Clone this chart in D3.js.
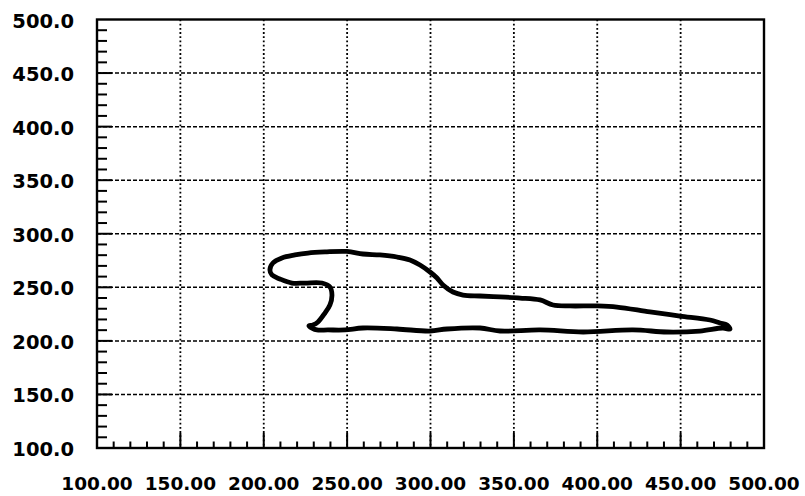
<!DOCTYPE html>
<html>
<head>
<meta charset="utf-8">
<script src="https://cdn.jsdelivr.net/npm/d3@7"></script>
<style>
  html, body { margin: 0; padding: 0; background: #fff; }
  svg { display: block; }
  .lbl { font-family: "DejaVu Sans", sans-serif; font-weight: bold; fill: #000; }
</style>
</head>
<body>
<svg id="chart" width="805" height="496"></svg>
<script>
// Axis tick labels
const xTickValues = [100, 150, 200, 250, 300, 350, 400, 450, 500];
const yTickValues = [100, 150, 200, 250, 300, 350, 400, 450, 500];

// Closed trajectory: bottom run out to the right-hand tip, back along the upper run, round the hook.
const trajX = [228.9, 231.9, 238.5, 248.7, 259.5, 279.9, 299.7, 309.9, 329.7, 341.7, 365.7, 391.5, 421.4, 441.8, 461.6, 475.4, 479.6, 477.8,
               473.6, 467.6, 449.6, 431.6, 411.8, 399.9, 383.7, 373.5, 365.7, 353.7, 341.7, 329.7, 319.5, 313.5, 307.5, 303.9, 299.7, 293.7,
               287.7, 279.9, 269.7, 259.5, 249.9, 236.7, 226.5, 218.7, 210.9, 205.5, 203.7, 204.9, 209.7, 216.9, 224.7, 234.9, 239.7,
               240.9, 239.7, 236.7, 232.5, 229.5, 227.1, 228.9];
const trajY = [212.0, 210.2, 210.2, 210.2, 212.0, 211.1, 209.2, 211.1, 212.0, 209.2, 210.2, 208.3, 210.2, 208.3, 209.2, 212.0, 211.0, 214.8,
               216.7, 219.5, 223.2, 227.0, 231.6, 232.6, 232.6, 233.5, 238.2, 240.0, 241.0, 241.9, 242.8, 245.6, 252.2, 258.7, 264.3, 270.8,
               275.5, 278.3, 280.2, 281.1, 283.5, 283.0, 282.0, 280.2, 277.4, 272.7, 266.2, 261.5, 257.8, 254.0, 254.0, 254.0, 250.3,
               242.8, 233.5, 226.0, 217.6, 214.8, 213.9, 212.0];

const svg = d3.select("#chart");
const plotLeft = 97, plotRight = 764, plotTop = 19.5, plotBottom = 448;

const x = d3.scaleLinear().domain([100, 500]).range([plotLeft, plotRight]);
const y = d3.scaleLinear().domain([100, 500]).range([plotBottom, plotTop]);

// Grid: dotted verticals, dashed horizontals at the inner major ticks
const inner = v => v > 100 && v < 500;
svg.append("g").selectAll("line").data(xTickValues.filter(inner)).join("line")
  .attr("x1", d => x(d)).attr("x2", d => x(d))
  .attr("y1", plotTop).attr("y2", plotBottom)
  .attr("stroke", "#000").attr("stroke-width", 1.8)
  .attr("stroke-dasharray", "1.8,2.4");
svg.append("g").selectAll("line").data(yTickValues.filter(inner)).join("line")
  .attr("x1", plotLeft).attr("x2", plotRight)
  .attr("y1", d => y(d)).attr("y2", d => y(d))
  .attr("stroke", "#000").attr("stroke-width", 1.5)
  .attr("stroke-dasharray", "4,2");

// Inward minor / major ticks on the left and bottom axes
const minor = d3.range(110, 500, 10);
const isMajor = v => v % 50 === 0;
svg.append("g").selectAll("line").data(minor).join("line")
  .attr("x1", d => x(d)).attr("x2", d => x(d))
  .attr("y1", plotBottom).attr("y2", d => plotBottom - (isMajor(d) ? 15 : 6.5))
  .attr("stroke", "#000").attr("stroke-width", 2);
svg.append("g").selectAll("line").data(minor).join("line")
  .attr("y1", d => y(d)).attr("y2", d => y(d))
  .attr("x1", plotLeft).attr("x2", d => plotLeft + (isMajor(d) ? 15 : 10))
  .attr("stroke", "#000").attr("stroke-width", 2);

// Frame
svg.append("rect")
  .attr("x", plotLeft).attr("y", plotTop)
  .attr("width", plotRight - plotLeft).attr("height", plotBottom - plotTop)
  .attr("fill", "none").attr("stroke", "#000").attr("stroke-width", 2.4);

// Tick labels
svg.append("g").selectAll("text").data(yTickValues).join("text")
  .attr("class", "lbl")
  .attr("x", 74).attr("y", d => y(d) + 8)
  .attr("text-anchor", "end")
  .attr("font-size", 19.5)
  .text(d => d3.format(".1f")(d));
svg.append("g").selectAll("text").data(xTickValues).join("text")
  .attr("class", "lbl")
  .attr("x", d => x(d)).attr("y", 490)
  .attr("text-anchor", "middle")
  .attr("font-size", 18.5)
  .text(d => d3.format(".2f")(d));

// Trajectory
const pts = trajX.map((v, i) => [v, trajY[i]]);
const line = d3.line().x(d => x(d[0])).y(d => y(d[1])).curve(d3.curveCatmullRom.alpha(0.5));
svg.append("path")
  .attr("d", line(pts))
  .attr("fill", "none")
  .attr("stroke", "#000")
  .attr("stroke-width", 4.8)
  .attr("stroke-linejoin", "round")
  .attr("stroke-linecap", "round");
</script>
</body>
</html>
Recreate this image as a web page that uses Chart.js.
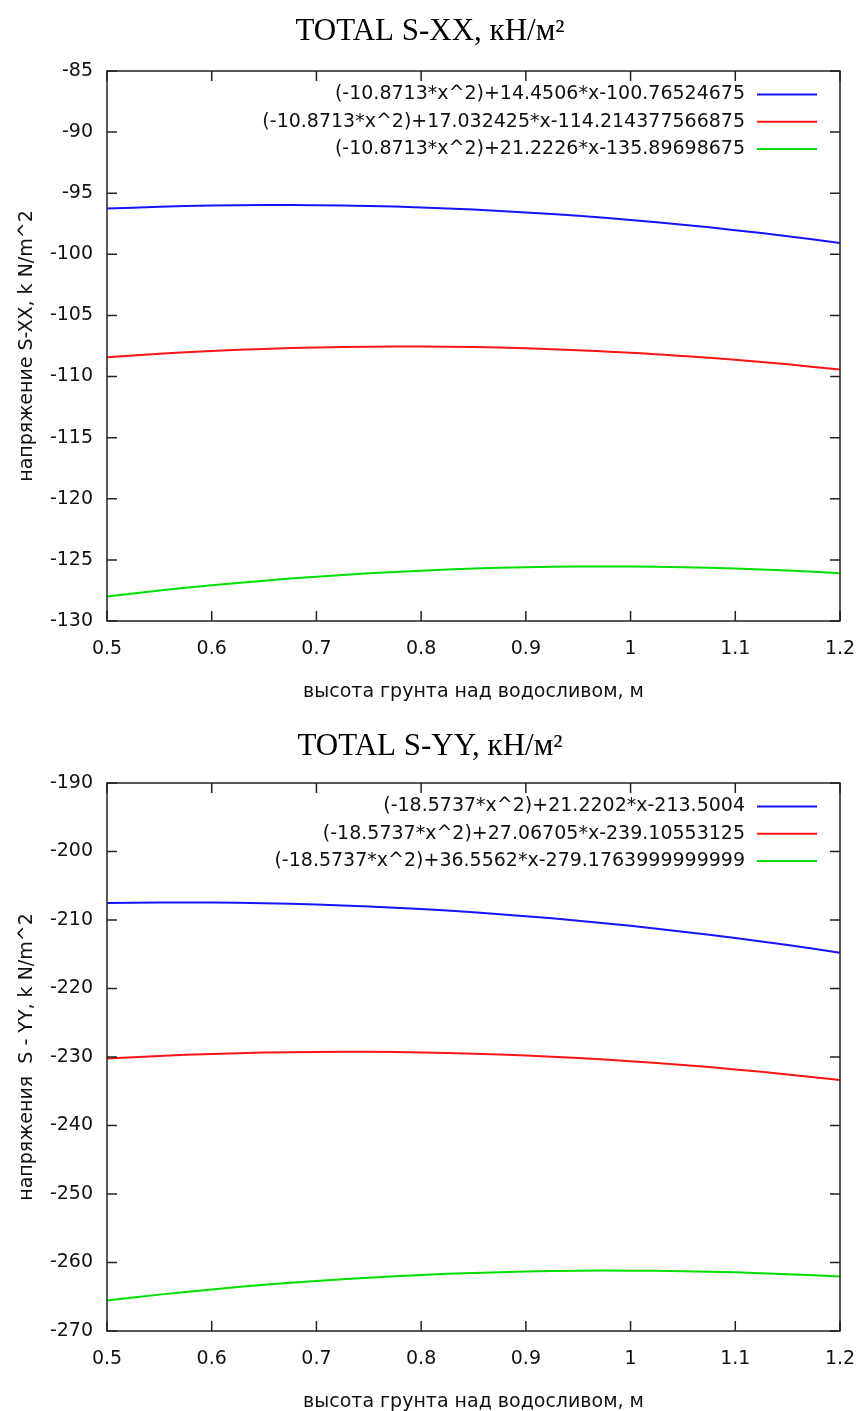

◇ ◇ ◇ ◇

Given request:
Gather each line from the entries above that includes the word "this".

Task result:
Clone this chart in D3.js.
Recreate this image as a web page that uses Chart.js.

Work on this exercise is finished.